**TO BE DONE:** Drop every picture. Then return, exactly, the lines from the beginning of the listing below through the one containing "west) ++(0,2.5) -- ++(115,0);".
********
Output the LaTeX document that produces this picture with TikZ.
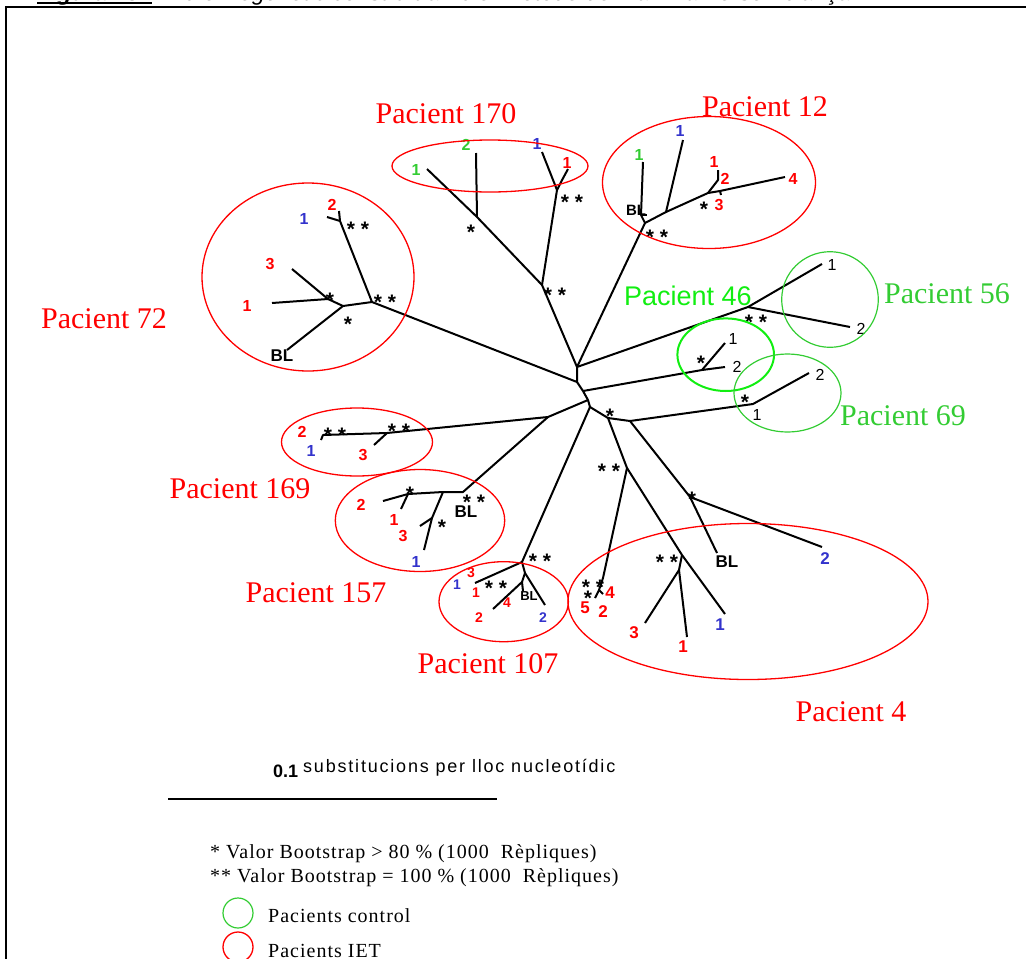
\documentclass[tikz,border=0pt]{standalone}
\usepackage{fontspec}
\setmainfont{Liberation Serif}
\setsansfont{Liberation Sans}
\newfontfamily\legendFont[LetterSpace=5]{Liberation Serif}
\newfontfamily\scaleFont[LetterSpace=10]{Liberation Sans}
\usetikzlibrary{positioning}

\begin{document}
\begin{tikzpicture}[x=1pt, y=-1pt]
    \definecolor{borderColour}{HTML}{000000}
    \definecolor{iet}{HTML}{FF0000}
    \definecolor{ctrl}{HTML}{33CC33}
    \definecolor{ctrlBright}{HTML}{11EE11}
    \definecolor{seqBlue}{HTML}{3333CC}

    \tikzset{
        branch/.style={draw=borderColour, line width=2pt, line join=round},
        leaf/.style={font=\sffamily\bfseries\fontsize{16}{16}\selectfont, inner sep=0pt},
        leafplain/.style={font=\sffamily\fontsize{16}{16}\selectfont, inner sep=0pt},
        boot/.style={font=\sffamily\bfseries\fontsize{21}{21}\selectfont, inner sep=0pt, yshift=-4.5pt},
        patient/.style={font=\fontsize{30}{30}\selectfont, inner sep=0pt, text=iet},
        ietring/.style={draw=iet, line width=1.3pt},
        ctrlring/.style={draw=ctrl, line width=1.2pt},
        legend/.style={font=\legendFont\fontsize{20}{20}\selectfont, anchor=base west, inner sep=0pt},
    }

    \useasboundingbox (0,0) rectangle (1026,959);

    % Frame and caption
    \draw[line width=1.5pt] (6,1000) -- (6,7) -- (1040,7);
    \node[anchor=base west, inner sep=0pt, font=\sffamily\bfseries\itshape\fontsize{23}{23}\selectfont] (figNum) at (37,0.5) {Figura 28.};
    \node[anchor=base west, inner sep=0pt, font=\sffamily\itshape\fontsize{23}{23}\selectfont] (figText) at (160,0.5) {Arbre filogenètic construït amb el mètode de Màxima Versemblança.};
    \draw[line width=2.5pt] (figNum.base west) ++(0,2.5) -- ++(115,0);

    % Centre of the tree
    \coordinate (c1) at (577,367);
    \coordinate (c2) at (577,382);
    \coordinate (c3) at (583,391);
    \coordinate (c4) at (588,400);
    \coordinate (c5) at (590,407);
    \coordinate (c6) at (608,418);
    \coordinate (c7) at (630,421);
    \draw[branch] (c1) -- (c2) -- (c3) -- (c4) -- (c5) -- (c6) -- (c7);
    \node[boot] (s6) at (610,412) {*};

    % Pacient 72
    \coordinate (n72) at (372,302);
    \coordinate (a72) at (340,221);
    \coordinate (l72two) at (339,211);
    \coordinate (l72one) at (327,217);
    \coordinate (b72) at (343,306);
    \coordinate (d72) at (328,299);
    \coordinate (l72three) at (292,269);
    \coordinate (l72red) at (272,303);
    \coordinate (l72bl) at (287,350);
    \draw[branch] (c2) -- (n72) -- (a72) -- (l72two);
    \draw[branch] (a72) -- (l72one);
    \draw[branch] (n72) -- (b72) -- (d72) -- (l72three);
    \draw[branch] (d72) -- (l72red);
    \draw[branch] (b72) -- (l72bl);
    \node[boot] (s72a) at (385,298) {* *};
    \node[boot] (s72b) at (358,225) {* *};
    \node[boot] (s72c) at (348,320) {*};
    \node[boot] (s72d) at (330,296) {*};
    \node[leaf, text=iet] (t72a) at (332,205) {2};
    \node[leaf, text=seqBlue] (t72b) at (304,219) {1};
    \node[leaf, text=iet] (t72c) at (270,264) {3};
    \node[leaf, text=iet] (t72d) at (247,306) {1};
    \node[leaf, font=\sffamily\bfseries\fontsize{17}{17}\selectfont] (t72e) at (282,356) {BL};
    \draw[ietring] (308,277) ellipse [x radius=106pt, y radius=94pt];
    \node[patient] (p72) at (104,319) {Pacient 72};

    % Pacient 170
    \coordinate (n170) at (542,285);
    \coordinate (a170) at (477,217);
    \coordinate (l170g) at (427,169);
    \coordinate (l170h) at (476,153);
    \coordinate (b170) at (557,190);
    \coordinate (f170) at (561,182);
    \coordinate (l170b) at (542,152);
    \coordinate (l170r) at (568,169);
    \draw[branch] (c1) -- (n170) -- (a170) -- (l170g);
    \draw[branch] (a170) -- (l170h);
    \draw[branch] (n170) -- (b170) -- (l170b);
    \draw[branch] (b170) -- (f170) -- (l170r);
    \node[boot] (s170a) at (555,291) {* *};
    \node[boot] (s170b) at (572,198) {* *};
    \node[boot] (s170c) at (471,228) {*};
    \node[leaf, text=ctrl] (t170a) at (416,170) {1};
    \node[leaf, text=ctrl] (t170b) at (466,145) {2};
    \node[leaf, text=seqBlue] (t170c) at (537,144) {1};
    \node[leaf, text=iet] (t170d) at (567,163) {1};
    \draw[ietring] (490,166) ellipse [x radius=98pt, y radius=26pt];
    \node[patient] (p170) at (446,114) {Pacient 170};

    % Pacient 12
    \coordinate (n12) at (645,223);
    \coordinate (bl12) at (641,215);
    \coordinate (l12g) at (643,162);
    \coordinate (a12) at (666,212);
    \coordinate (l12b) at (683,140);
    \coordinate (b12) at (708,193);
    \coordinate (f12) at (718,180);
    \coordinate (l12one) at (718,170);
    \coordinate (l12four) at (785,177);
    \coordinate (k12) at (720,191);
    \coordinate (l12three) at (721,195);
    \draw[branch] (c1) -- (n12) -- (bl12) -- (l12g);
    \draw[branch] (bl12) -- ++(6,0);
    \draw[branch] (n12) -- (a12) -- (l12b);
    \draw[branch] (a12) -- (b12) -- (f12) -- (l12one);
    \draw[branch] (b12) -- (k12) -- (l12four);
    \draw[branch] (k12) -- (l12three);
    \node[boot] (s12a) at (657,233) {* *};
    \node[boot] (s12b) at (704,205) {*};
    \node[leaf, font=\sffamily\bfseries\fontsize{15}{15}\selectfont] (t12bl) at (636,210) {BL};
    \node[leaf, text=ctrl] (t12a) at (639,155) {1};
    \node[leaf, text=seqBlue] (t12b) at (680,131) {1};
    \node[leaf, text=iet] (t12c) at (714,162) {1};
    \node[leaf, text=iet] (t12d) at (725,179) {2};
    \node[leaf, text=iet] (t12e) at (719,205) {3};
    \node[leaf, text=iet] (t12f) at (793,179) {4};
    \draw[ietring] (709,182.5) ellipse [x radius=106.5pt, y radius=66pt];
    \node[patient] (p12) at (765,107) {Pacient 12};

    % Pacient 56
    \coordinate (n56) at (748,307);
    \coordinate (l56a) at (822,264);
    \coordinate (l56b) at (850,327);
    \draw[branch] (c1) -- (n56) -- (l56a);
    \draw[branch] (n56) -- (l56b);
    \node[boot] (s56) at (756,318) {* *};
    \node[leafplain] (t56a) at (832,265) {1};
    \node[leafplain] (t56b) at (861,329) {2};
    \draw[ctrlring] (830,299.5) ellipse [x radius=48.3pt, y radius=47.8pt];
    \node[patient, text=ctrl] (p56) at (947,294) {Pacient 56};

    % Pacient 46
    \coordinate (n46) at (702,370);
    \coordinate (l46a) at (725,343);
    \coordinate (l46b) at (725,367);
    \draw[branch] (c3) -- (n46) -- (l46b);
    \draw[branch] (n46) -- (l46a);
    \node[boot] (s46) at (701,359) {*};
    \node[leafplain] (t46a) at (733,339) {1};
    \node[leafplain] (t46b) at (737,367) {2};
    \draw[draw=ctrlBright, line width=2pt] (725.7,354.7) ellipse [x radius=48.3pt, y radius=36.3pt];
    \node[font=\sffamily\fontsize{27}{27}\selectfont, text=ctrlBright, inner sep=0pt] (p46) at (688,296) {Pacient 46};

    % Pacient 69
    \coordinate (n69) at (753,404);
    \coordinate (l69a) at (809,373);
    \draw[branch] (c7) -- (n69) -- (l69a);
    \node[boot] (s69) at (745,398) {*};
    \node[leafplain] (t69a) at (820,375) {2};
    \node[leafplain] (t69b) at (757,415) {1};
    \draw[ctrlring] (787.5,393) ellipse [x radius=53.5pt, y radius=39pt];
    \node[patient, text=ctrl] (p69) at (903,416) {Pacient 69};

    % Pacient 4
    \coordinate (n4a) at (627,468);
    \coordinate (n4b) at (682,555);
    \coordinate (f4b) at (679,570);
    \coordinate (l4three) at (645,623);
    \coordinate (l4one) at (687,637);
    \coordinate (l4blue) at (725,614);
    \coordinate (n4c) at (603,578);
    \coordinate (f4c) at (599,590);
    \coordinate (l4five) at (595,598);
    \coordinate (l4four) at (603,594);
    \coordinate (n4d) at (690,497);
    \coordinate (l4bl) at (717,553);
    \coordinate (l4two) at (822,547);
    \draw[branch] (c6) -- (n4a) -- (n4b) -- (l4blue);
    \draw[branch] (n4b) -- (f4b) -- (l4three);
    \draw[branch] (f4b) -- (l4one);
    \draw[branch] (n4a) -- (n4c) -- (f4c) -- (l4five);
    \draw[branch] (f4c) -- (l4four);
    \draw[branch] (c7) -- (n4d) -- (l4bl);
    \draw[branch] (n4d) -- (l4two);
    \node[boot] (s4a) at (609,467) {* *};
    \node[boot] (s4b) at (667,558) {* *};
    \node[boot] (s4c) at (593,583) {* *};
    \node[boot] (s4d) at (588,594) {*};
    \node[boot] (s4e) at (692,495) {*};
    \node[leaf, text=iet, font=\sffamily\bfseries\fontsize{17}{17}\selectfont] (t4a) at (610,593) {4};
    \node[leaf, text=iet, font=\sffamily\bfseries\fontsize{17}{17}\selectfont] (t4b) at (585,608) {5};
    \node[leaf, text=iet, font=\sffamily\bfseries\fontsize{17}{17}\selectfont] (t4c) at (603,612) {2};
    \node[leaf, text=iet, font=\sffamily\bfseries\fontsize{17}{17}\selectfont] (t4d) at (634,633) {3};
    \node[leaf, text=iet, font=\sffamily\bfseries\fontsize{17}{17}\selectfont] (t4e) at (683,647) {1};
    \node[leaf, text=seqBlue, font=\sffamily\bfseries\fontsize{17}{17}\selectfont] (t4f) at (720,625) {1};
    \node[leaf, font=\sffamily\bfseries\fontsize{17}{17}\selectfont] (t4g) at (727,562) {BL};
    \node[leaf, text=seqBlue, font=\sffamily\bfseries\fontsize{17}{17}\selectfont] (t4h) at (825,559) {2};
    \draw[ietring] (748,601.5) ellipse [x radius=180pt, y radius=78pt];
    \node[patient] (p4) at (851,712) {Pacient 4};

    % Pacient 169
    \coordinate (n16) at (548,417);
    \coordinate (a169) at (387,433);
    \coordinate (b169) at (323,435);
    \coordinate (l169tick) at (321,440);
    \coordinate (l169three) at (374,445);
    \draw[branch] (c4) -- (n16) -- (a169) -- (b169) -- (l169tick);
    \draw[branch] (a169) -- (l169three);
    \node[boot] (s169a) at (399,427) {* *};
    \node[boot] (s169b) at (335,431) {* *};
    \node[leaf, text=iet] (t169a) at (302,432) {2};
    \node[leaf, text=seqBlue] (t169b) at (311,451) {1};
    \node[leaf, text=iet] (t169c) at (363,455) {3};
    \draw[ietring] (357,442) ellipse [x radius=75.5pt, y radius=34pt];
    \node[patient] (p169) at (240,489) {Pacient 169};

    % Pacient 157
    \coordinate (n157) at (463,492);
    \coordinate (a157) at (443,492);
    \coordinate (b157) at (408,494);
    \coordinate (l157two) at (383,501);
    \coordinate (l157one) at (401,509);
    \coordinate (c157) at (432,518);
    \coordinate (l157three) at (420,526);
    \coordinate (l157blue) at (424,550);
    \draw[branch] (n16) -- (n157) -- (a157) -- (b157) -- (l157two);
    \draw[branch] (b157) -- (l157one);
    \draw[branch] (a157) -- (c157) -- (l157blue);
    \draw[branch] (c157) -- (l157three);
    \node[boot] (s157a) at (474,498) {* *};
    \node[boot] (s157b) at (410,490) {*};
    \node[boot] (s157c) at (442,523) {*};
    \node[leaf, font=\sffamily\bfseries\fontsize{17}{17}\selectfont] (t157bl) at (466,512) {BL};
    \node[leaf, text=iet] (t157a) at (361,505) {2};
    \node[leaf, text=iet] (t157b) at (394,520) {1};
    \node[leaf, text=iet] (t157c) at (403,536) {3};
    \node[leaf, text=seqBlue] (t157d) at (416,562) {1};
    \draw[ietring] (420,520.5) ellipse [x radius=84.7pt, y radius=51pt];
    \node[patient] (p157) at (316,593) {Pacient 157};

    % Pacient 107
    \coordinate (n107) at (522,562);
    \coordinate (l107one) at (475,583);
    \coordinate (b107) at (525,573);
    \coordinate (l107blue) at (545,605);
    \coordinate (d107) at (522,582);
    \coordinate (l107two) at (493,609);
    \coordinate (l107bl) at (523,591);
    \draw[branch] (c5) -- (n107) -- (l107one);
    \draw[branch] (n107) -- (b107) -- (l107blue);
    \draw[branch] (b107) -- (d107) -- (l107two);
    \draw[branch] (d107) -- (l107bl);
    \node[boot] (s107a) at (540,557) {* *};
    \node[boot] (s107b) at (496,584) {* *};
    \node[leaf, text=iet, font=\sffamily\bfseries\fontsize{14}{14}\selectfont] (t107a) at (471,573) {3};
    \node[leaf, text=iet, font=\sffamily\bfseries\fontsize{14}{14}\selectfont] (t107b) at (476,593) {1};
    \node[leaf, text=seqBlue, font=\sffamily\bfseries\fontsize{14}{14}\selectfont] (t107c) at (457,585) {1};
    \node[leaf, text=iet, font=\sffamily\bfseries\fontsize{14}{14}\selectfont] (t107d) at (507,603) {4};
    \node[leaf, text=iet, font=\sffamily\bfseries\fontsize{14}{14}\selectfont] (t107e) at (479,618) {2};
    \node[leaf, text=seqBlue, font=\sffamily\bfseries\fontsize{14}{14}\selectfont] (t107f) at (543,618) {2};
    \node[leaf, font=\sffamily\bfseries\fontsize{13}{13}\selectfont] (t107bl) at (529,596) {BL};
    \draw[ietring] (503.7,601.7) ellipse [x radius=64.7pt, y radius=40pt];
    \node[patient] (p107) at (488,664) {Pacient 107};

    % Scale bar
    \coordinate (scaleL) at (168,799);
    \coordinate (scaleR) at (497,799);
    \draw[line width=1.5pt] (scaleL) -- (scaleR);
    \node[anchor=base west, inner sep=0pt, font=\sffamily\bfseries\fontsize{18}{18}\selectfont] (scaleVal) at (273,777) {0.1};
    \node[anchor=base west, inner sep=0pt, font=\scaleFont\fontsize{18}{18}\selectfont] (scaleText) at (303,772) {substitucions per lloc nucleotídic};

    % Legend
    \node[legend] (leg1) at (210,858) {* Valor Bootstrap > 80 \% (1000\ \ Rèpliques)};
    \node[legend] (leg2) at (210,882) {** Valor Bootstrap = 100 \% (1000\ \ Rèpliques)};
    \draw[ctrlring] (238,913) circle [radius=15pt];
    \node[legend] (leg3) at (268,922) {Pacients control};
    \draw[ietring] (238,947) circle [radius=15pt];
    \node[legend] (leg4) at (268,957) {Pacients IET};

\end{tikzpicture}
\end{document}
********
**IN RESPONSE:**
Output the LaTeX document that produces this picture with TikZ.
\documentclass[tikz,border=0pt]{standalone}
\usepackage{fontspec}
\setmainfont{Liberation Serif}
\setsansfont{Liberation Sans}
\newfontfamily\legendFont[LetterSpace=5]{Liberation Serif}
\newfontfamily\scaleFont[LetterSpace=10]{Liberation Sans}
\usetikzlibrary{positioning}

\begin{document}
\begin{tikzpicture}[x=1pt, y=-1pt]
    \definecolor{borderColour}{HTML}{000000}
    \definecolor{iet}{HTML}{FF0000}
    \definecolor{ctrl}{HTML}{33CC33}
    \definecolor{ctrlBright}{HTML}{11EE11}
    \definecolor{seqBlue}{HTML}{3333CC}

    \tikzset{
        branch/.style={draw=borderColour, line width=2pt, line join=round},
        leaf/.style={font=\sffamily\bfseries\fontsize{16}{16}\selectfont, inner sep=0pt},
        leafplain/.style={font=\sffamily\fontsize{16}{16}\selectfont, inner sep=0pt},
        boot/.style={font=\sffamily\bfseries\fontsize{21}{21}\selectfont, inner sep=0pt, yshift=-4.5pt},
        patient/.style={font=\fontsize{30}{30}\selectfont, inner sep=0pt, text=iet},
        ietring/.style={draw=iet, line width=1.3pt},
        ctrlring/.style={draw=ctrl, line width=1.2pt},
        legend/.style={font=\legendFont\fontsize{20}{20}\selectfont, anchor=base west, inner sep=0pt},
    }

    \useasboundingbox (0,0) rectangle (1026,959);

    % Frame and caption
    \draw[line width=1.5pt] (6,1000) -- (6,7) -- (1040,7);
    \node[anchor=base west, inner sep=0pt, font=\sffamily\bfseries\itshape\fontsize{23}{23}\selectfont] (figNum) at (37,0.5) {Figura 28.};
    \node[anchor=base west, inner sep=0pt, font=\sffamily\itshape\fontsize{23}{23}\selectfont] (figText) at (160,0.5) {Arbre filogenètic construït amb el mètode de Màxima Versemblança.};
    \draw[line width=2.5pt] (figNum.base west) ++(0,2.5) -- ++(115,0);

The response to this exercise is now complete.